A contact had planned to meet me in my building's ground-floor coffee shop. As the appointed time approached, I logged into my home e-mail account and belatedly saw he had e-mailed earlier in the day asking me to reconfirm our coffee. When the time came and went and he didn't call, I assumed he'd read my silence to mean I wouldn't be available, so he hadn't come.
Imagine my horror when that evening I found a second e-mail that my contact had sent a half-hour before we were to have met - saying he was on his way over!
My home account is set up with Outlook Express, rather than the full Outlook. As a result, there's the annoying feature that everything in the Inbox disappears from remote viewing once a user at my home PC opens the e-mail program. That's why I hadn't seen his second note, advising he was en route. And I hadn't asked him to send to my eFC e-mail address.
Plan Your Housekeeping
Breathtakingly brainless, right? It just goes to show no one should cavalierly assume he or she is immune to a similar debacle caused by lax communications "housekeeping."
"Social pressure forces job seekers to think that if they aren't everywhere, they aren't anywhere," observes William Drawbridge, director of marketing and development at the New York Society of Security Analysts. However, having multiple online identities creates a "management issue" that requires attention. "One of our members is a great example" Drawbridge says. "He's only on LinkedIn. But, he's so active and manages the network so well, he doesn't need to be anywhere else. He's extremely efficient and impressive."
Good managers know how to limit what they take on.
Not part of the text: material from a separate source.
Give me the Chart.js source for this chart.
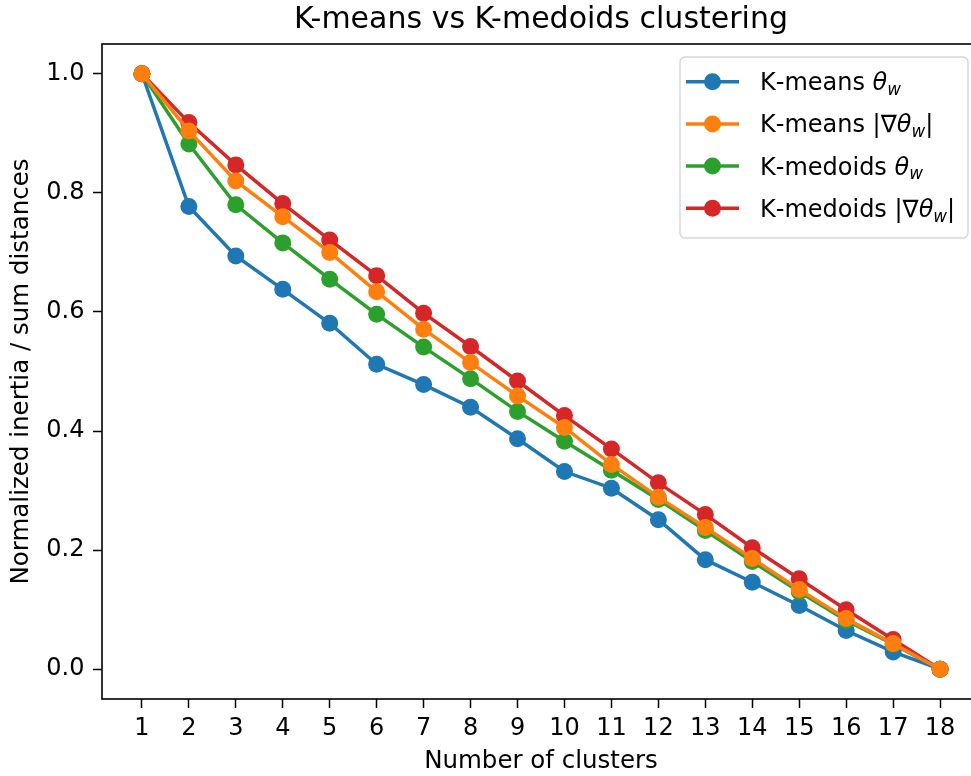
<!DOCTYPE html>
<html>
<head>
<meta charset="utf-8">
<title>K-means vs K-medoids clustering</title>
<script src="https://cdn.jsdelivr.net/npm/chart.js@4.4.1/dist/chart.umd.min.js"></script>
<style>
  html, body { margin: 0; padding: 0; background: #fff; overflow: hidden; }
  #wrap { width: 971px; height: 776px; overflow: hidden; }
</style>
</head>
<body>
<div id="wrap">
  <canvas id="clusterChart" width="990" height="776"></canvas>
</div>
<script>
// number of clusters on the x axis
const clusterCounts = [1, 2, 3, 4, 5, 6, 7, 8, 9, 10, 11, 12, 13, 14, 15, 16, 17, 18];

// normalized inertia / sum of distances per k
const kmeansTheta    = [1.0, 0.777, 0.694, 0.638, 0.581, 0.512, 0.478, 0.440, 0.387, 0.332, 0.304, 0.251, 0.184, 0.146, 0.107, 0.065, 0.029, 0.0];
const kmeansGrad     = [1.0, 0.904, 0.820, 0.760, 0.700, 0.634, 0.571, 0.515, 0.459, 0.406, 0.344, 0.289, 0.238, 0.186, 0.134, 0.085, 0.043, 0.0];
const kmedoidsTheta  = [1.0, 0.882, 0.780, 0.716, 0.655, 0.596, 0.541, 0.488, 0.433, 0.383, 0.334, 0.285, 0.233, 0.181, 0.130, 0.082, 0.042, 0.0];
const kmedoidsGrad   = [1.0, 0.918, 0.847, 0.782, 0.721, 0.661, 0.598, 0.542, 0.484, 0.426, 0.370, 0.313, 0.260, 0.204, 0.152, 0.100, 0.050, 0.0];

const yTicks = [0.0, 0.2, 0.4, 0.6, 0.8, 1.0];

const seriesLabels = ['K-means $θ_w$', 'K-means $|∇θ_w|$', 'K-medoids $θ_w$', 'K-medoids $|∇θ_w|$'];
const seriesColors = ['#1f77b4', '#ff7f0e', '#2ca02c', '#d62728'];
const seriesValues = [kmeansTheta, kmeansGrad, kmedoidsTheta, kmedoidsGrad];
// orange sits on top, then red, green, blue
const seriesOrder  = [3, 0, 2, 1];

const FONT = "'DejaVu Sans', sans-serif";

const datasets = seriesValues.map((vals, i) => ({
    label: seriesLabels[i],
    data: vals.map((v, j) => ({ x: clusterCounts[j], y: v })),
    borderColor: seriesColors[i],
    backgroundColor: seriesColors[i],
    borderWidth: 3.5,
    pointRadius: 8.5,
    pointHoverRadius: 8.5,
    pointBorderWidth: 0,
    tension: 0,
    fill: false,
    order: seriesOrder[i],
}));

// draws a label with the $...$ part in a small mathtext style
function drawMathLabel(ctx, text, x, y, size) {
    const parts = text.split('$');
    let cx = x;
    parts.forEach((part, idx) => {
        const math = idx % 2 === 1;
        for (let k = 0; k < part.length; k++) {
            let ch = part[k];
            let font = size + 'px ' + FONT;
            let dy = 0;
            if (math && ch === '_') {
                ch = part[++k];
                font = 'italic ' + (size * 0.7) + 'px ' + FONT;
                dy = size * 0.2;
            } else if (math && ch === 'θ') {
                font = 'italic ' + size + 'px ' + FONT;
            }
            ctx.font = font;
            ctx.fillText(ch, cx, y + dy);
            cx += ctx.measureText(ch).width;
        }
    });
}

// full box around the axes
const frame = {
    id: 'frame',
    afterDatasetsDraw(chart) {
        const { ctx, chartArea: a } = chart;
        ctx.save();
        ctx.strokeStyle = '#000';
        ctx.lineWidth = 1.6;
        ctx.strokeRect(a.left, a.top, a.right - a.left, a.bottom - a.top);
        ctx.restore();
    }
};

// legend box in the upper right corner
const boxLegend = {
    id: 'boxLegend',
    afterDraw(chart) {
        const ctx = chart.ctx;
        const left = 680, top = 57, w = 288, h = 181;
        ctx.save();
        ctx.beginPath();
        ctx.roundRect(left, top, w, h, 5);
        ctx.fillStyle = 'rgba(255,255,255,0.8)';
        ctx.fill();
        ctx.strokeStyle = 'rgba(204,204,204,0.8)';
        ctx.lineWidth = 1.4;
        ctx.stroke();

        chart.data.datasets.forEach((ds, i) => {
            const y = 81.7 + i * 42.2;
            ctx.strokeStyle = ds.borderColor;
            ctx.lineWidth = 3.5;
            ctx.beginPath();
            ctx.moveTo(686, y);
            ctx.lineTo(739, y);
            ctx.stroke();
            ctx.fillStyle = ds.backgroundColor;
            ctx.beginPath();
            ctx.arc(712.5, y, 8.5, 0, Math.PI * 2);
            ctx.fill();
            ctx.fillStyle = '#000';
            ctx.textBaseline = 'alphabetic';
            ctx.textAlign = 'left';
            drawMathLabel(ctx, ds.label, 760, y + 8.5, 24);
        });
        ctx.restore();
    }
};

new Chart(document.getElementById('clusterChart'), {
    type: 'line',
    data: { datasets: datasets },
    plugins: [frame, boxLegend],
    options: {
        responsive: false,
        animation: false,
        devicePixelRatio: 1,
        layout: { padding: { left: 0, right: 10, top: 0, bottom: 0 } },
        plugins: {
            legend: { display: false },
            tooltip: { enabled: false },
            title: {
                display: true,
                text: 'K-means vs K-medoids clustering',
                fullSize: false,
                color: '#000',
                font: { family: FONT, size: 30, weight: 'normal', lineHeight: 1.2 },
                padding: { top: 2, bottom: 6 },
            },
        },
        scales: {
            x: {
                type: 'linear',
                min: 0.15,
                max: 18.85,
                afterBuildTicks: axis => { axis.ticks = clusterCounts.map(v => ({ value: v })); },
                afterFit: axis => { axis.height = 77; },
                ticks: {
                    color: '#000',
                    font: { family: FONT, size: 24, lineHeight: 1.2 },
                    padding: 6,
                    maxRotation: 0,
                    autoSkip: false,
                    callback: v => String(v),
                },
                grid: { drawOnChartArea: false, drawTicks: true, tickLength: 9, tickColor: '#000', tickWidth: 1.5 },
                border: { display: false },
                title: {
                    display: true,
                    text: 'Number of clusters',
                    color: '#000',
                    font: { family: FONT, size: 24.5, lineHeight: 1.2 },
                    padding: { top: 4, bottom: 0 },
                },
            },
            y: {
                type: 'linear',
                min: -0.05,
                max: 1.05,
                afterBuildTicks: axis => { axis.ticks = yTicks.map(v => ({ value: v })); },
                afterFit: axis => { axis.width = 102; },
                ticks: {
                    color: '#000',
                    font: { family: FONT, size: 24, lineHeight: 1.2 },
                    padding: 8.5,
                    callback: v => v.toFixed(1),
                },
                grid: { drawOnChartArea: false, drawTicks: true, tickLength: 9, tickColor: '#000', tickWidth: 1.5 },
                border: { display: false },
                title: {
                    display: true,
                    text: 'Normalized inertia / sum distances',
                    color: '#000',
                    font: { family: FONT, size: 24.5, lineHeight: 1.2 },
                    padding: { top: 6.7, bottom: 0 },
                },
            },
        },
    },
});
</script>
</body>
</html>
An opposite approach, also effective, is to manage a broad group of interfaces by fully exploiting the utilities of each. "Eleven years of marketing has made me so widely anal about managing my channel communications," Drawbridge remarks, "I actually have tasks in my calendar to check in on each web page, blog, etc., to ensure I'm on top of everything."
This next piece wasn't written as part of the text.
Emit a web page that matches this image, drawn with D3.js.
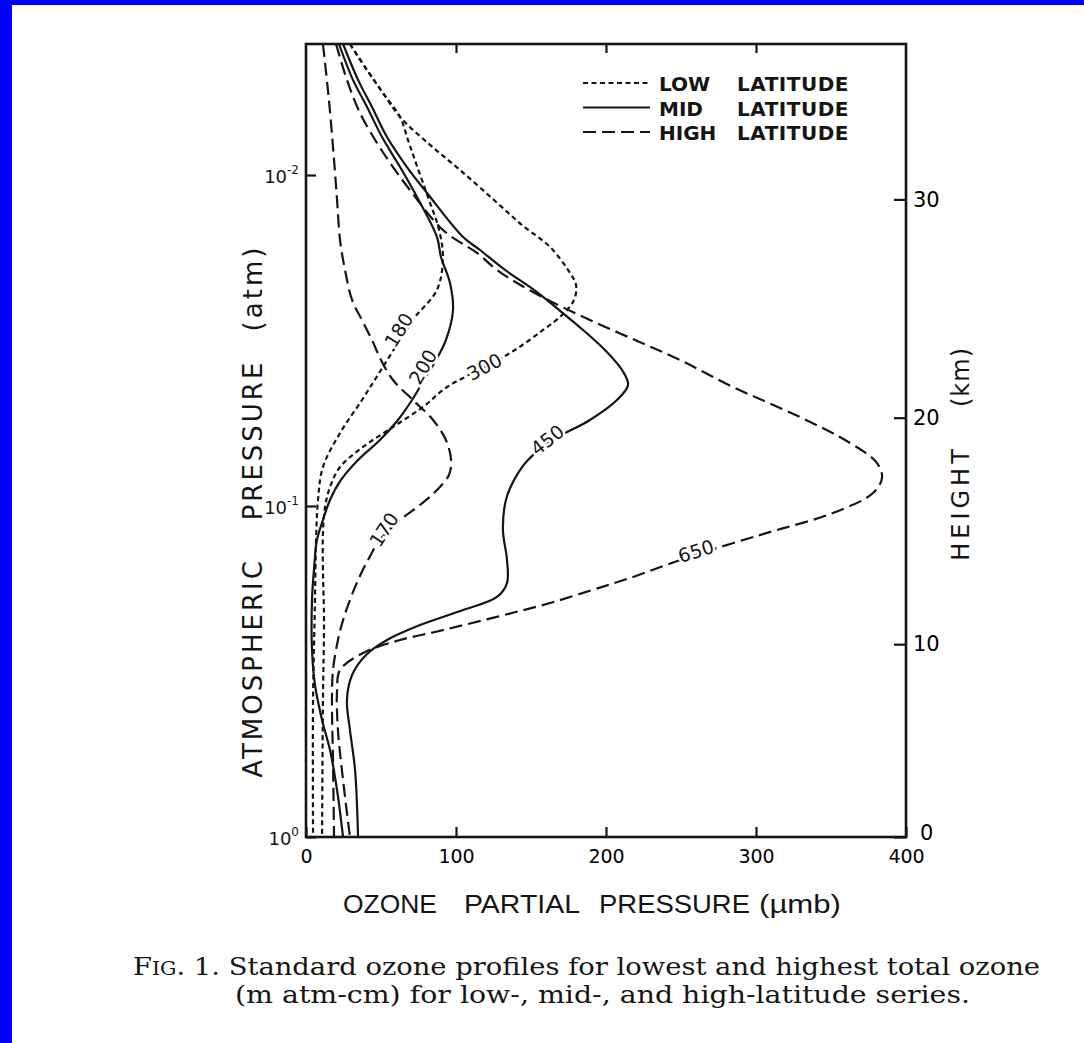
<!DOCTYPE html>
<html>
<head>
<meta charset="utf-8">
<script src="https://cdn.jsdelivr.net/npm/d3@7/dist/d3.min.js"></script>
<style>
  body { margin: 0; overflow: hidden; }
  svg { display: block; }
</style>
</head>
<body>
<svg id="chart" width="1084" height="1043" font-family="DejaVu Sans, sans-serif" fill="#151515"></svg>
<script>
// ozone partial pressure (umb) at pressure levels (atm)
const low180P = [0.00402, 0.00482, 0.00565, 0.00668, 0.00784, 0.0092, 0.01165, 0.01466, 0.01781, 0.02225, 0.02685, 0.03043, 0.03883, 0.04784, 0.06018, 0.07623, 0.0959, 0.1267, 0.1923, 0.3855, 1.0];
const low180O = [29.3, 40.7, 51.3, 62.7, 68.0, 73.3, 81.3, 88.7, 91.3, 87.3, 72.7, 64.7, 50.0, 37.3, 22.7, 11.3, 8.0, 6.7, 6.0, 4.7, 4.7];

const low300P = [0.00402, 0.00482, 0.00565, 0.00668, 0.00811, 0.00966, 0.0119, 0.01416, 0.0165, 0.01936, 0.02149, 0.02385, 0.02649, 0.02939, 0.03378, 0.03803, 0.04371, 0.05022, 0.05771, 0.06633, 0.07623, 0.08762, 0.1007, 0.1206, 0.1561, 0.2211, 0.3855, 1.0];
const low300O = [29.3, 40.7, 51.3, 62.7, 82.7, 102.7, 125.3, 144.0, 162.7, 174.7, 180.0, 178.7, 170.7, 158.0, 139.3, 119.3, 94.0, 78.0, 58.0, 38.0, 22.7, 16.0, 12.7, 11.3, 11.3, 12.0, 11.3, 10.7];

const mid200P = [0.00402, 0.00516, 0.00623, 0.00768, 0.00946, 0.01165, 0.01539, 0.01769, 0.0212, 0.02557, 0.03151, 0.03622, 0.04162, 0.04784, 0.05497, 0.06319, 0.07262, 0.08344, 0.0959, 0.1102, 0.1267, 0.1561, 0.1923, 0.2723, 0.3473, 0.4431, 0.5461, 0.7211, 1.0];
const mid200O = [22.0, 31.3, 40.7, 50.7, 62.7, 74.0, 87.3, 90.0, 96.0, 98.0, 93.3, 86.7, 78.7, 70.7, 61.3, 49.3, 34.7, 23.3, 16.0, 11.3, 7.3, 5.3, 4.0, 4.0, 6.0, 10.7, 16.0, 20.7, 24.7];

const mid450P = [0.00402, 0.00516, 0.00623, 0.00768, 0.00946, 0.01133, 0.01539, 0.01685, 0.01936, 0.02225, 0.02557, 0.02939, 0.03378, 0.03883, 0.0431, 0.04784, 0.05497, 0.06319, 0.07262, 0.08344, 0.0959, 0.1181, 0.1456, 0.1709, 0.1883, 0.2062, 0.2289, 0.254, 0.2819, 0.324, 0.3855, 0.475, 0.6274, 1.0];
const mid450O = [24.7, 34.7, 44.0, 54.0, 67.3, 80.7, 104.7, 116.0, 132.7, 152.0, 168.7, 184.7, 199.3, 210.7, 214.7, 207.3, 189.3, 164.7, 148.0, 138.7, 133.3, 131.3, 134.0, 134.0, 127.3, 104.7, 76.0, 54.0, 40.0, 30.7, 27.3, 29.3, 32.7, 34.7];

const high170P = [0.00402, 0.00594, 0.00901, 0.0119, 0.01572, 0.01936, 0.02385, 0.02742, 0.03151, 0.03622, 0.04162, 0.04784, 0.05497, 0.06319, 0.07262, 0.08058, 0.08947, 0.09931, 0.1102, 0.1267, 0.1456, 0.1674, 0.1923, 0.2211, 0.254, 0.3129, 0.3855, 0.5853, 1.0];
const high170O = [11.3, 15.3, 18.7, 20.7, 22.7, 26.0, 30.7, 37.3, 44.0, 50.0, 58.0, 71.3, 84.7, 93.3, 96.7, 95.3, 87.3, 76.0, 62.7, 49.3, 41.3, 34.7, 29.3, 24.7, 21.3, 18.0, 17.3, 18.0, 18.7];

const high650P = [0.00402, 0.00516, 0.0065, 0.008, 0.00946, 0.0111, 0.01466, 0.0172, 0.01936, 0.0212, 0.02385, 0.02742, 0.03151, 0.03622, 0.04371, 0.05385, 0.06451, 0.07418, 0.08228, 0.09136, 0.105, 0.1206, 0.1406, 0.165, 0.1794, 0.1964, 0.2105, 0.2257, 0.2402, 0.254, 0.278, 0.3129, 0.3597, 0.475, 0.6727, 1.0];
const high650O = [20.0, 27.3, 36.0, 47.3, 58.0, 69.3, 91.3, 114.0, 127.3, 140.7, 161.3, 189.3, 219.3, 249.3, 284.7, 329.3, 362.7, 380.7, 384.0, 378.0, 351.3, 307.3, 259.3, 216.0, 190.7, 162.7, 137.3, 110.7, 86.0, 62.7, 38.0, 22.7, 20.7, 21.3, 24.7, 29.3];

const ozoneTicks = [0, 100, 200, 300, 400];
const pressureTicks = [1, 0.1, 0.01];
const pressureExps = ["0", "-1", "-2"];
const heightTicks = [0, 10, 20, 30];
const heightPressures = [1, 0.2615, 0.0541, 0.01185];
const legendNames = ["LOW", "MID", "HIGH"];

const ink = "#151515";
const svg = d3.select("#chart");
svg.append("rect").attr("width", 1084).attr("height", 1043).attr("fill", "#0000ff");
svg.append("rect").attr("x", 12).attr("y", 5).attr("width", 1072).attr("height", 1038).attr("fill", "#fff");

const x = d3.scaleLinear().domain([0, 400]).range([306, 906]);
const y = d3.scaleLog().domain([1, 0.00402]).range([837, 44]);

const dashes = {low: "5,3.5", mid: null, high: "13,6"};

const series = [
  {band: "low", p: low180P, o: low180O},
  {band: "low", p: low300P, o: low300O},
  {band: "mid", p: mid200P, o: mid200O},
  {band: "mid", p: mid450P, o: mid450O},
  {band: "high", p: high170P, o: high170O},
  {band: "high", p: high650P, o: high650O}
];

const line = d3.line()
  .x(d => x(d[1]))
  .y(d => y(d[0]))
  .curve(d3.curveCatmullRom.alpha(0.5));

svg.append("g").selectAll("path")
  .data(series)
  .enter()
  .append("path")
  .attr("d", s => line(s.p.map((p, i) => [p, s.o[i]])))
  .attr("fill", "none")
  .attr("stroke", ink)
  .attr("stroke-width", 2.2)
  .attr("stroke-dasharray", s => dashes[s.band]);

// frame
svg.append("rect")
  .attr("x", x(0)).attr("y", y(0.00402))
  .attr("width", x(400) - x(0)).attr("height", y(1) - y(0.00402))
  .attr("fill", "none").attr("stroke", ink).attr("stroke-width", 2.6);

// bottom axis
const bottomAxis = svg.append("g")
  .attr("transform", `translate(0,${y(1)})`)
  .call(d3.axisBottom(x).tickValues(ozoneTicks).tickSize(-10).tickPadding(13).tickFormat(d3.format("d")));
bottomAxis.select(".domain").remove();
bottomAxis.selectAll("text").attr("font-size", 19).attr("font-family", "DejaVu Sans");

// top axis ticks
const topAxis = svg.append("g")
  .attr("transform", `translate(0,${y(0.00402)})`)
  .call(d3.axisTop(x).tickValues([100, 200, 300]).tickSize(-9).tickFormat(""));
topAxis.select(".domain").remove();

// left axis
const leftAxis = svg.append("g")
  .attr("transform", `translate(${x(0)},0)`)
  .call(d3.axisLeft(y).tickValues(pressureTicks).tickSize(-10).tickFormat(""));
leftAxis.select(".domain").remove();
leftAxis.selectAll(".tick").each(function(d, i) {
  const t = d3.select(this).append("text")
    .attr("x", -7).attr("y", 7)
    .attr("text-anchor", "end")
    .attr("font-size", 18)
    .attr("font-family", "DejaVu Sans")
    .attr("fill", ink);
  t.append("tspan").text("10");
  t.append("tspan").attr("dy", -9).attr("font-size", 12).text(pressureExps[i]);
});

// right axis (height)
const rightAxis = svg.append("g")
  .attr("transform", `translate(${x(400)},0)`)
  .call(d3.axisRight(y).tickValues(heightPressures).tickSize(-12).tickPadding(7)
    .tickFormat((d, i) => heightTicks[i]));
rightAxis.select(".domain").remove();
rightAxis.selectAll("text").attr("font-size", 21).attr("font-family", "DejaVu Sans");
rightAxis.selectAll(".tick text").filter((d, i) => i === 0).attr("x", 14).attr("y", -4);
svg.selectAll(".tick line").attr("stroke", ink).attr("stroke-width", 2.2);

// curve labels
const curveLabels = [
  {text: "180", o: 62, p: 0.0294, angle: -58},
  {text: "200", o: 78, p: 0.038, angle: -60},
  {text: "300", o: 119, p: 0.038, angle: -28},
  {text: "450", o: 161, p: 0.0632, angle: -38},
  {text: "170", o: 52, p: 0.118, angle: -57},
  {text: "650", o: 260, p: 0.137, angle: -17}
];
svg.selectAll("text.clabel")
  .data(curveLabels)
  .enter()
  .append("text")
  .attr("class", "clabel")
  .attr("transform", d => `translate(${x(d.o)},${y(d.p)}) rotate(${d.angle})`)
  .attr("text-anchor", "middle")
  .attr("dy", "0.35em")
  .attr("font-size", 19)
  .attr("stroke", "#fff").attr("stroke-width", 5).attr("paint-order", "stroke")
  .text(d => d.text);

// legend
const legend = svg.append("g");
legendNames.forEach((name, i) => {
  const ly = 83 + i * 24.5;
  legend.append("line")
    .attr("x1", 583).attr("x2", 650).attr("y1", ly).attr("y2", ly)
    .attr("stroke", ink).attr("stroke-width", 2.2)
    .attr("stroke-dasharray", dashes[name.toLowerCase()]);
  legend.append("text").attr("x", 659).attr("y", ly + 8)
    .attr("font-size", 20).attr("font-weight", "bold").text(name);
  legend.append("text").attr("x", 737).attr("y", ly + 8)
    .attr("font-size", 20).attr("font-weight", "bold").attr("letter-spacing", 0.5).text("LATITUDE");
});

// axis titles
const leftTitle = [["ATMOSPHERIC", 668], ["PRESSURE", 440], ["(atm)", 288]];
leftTitle.forEach(([t, cy]) => {
  svg.append("text")
    .attr("transform", `translate(253,${cy}) rotate(-90)`)
    .attr("text-anchor", "middle").attr("dy", "0.36em")
    .attr("font-size", 26).attr("letter-spacing", 3).text(t);
});
const rightTitle = [["HEIGHT", 503, 4], ["(km)", 377, 1]];
rightTitle.forEach(([t, cy, ls]) => {
  svg.append("text")
    .attr("transform", `translate(960,${cy}) rotate(-90)`)
    .attr("text-anchor", "middle").attr("dy", "0.36em")
    .attr("font-size", 24).attr("letter-spacing", ls).text(t);
});
const xTitle = [["OZONE", 343, 94], ["PARTIAL", 464, 116], ["PRESSURE", 599, 151], ["(\u00b5mb)", 759, 82]];
xTitle.forEach(([t, tx, len]) => {
  svg.append("text")
    .attr("x", tx).attr("y", 913)
    .attr("font-family", "Liberation Sans Narrow, Liberation Sans, Arial, sans-serif")
    .attr("font-size", 26)
    .attr("textLength", len).attr("lengthAdjust", "spacingAndGlyphs")
    .text(t);
});

// caption
const cap1 = svg.append("text").attr("x", 133).attr("y", 975)
  .attr("font-family", "DejaVu Serif, serif").attr("font-size", 24)
  .attr("textLength", 907).attr("lengthAdjust", "spacingAndGlyphs");
cap1.append("tspan").text("F");
cap1.append("tspan").attr("font-size", 18).text("IG");
cap1.append("tspan").text(". 1. Standard ozone profiles for lowest and highest total ozone");
svg.append("text").attr("x", 235).attr("y", 1003)
  .attr("font-family", "DejaVu Serif, serif").attr("font-size", 24)
  .attr("textLength", 735).attr("lengthAdjust", "spacingAndGlyphs")
  .text("(m atm-cm) for low-, mid-, and high-latitude series.");
</script>
</body>
</html>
One eFC user takes the high-tech approach still further.
"My domain, hosted by Network Solutions, has given me 1000 e-mail addresses I could use," writes "Chandler" in a comment to our earlier article. "I give each site or group their own e-mail address like 'careerbuilder@mydomain.com' or 'efinancialcareers@mydomain.com,' then forward those to my gmail account (maintaining a copy on my domain in case there's a problem with gmail) which has an excellent spam killer. I have further set a filter on the e-mail so that when mail from selected senders arrives, gmail sends me a text message so I can be sure to receive it promptly. I further place a label on e-mails arriving from selected senders so they stand out. I check the spam folder at least once a day. You just have to."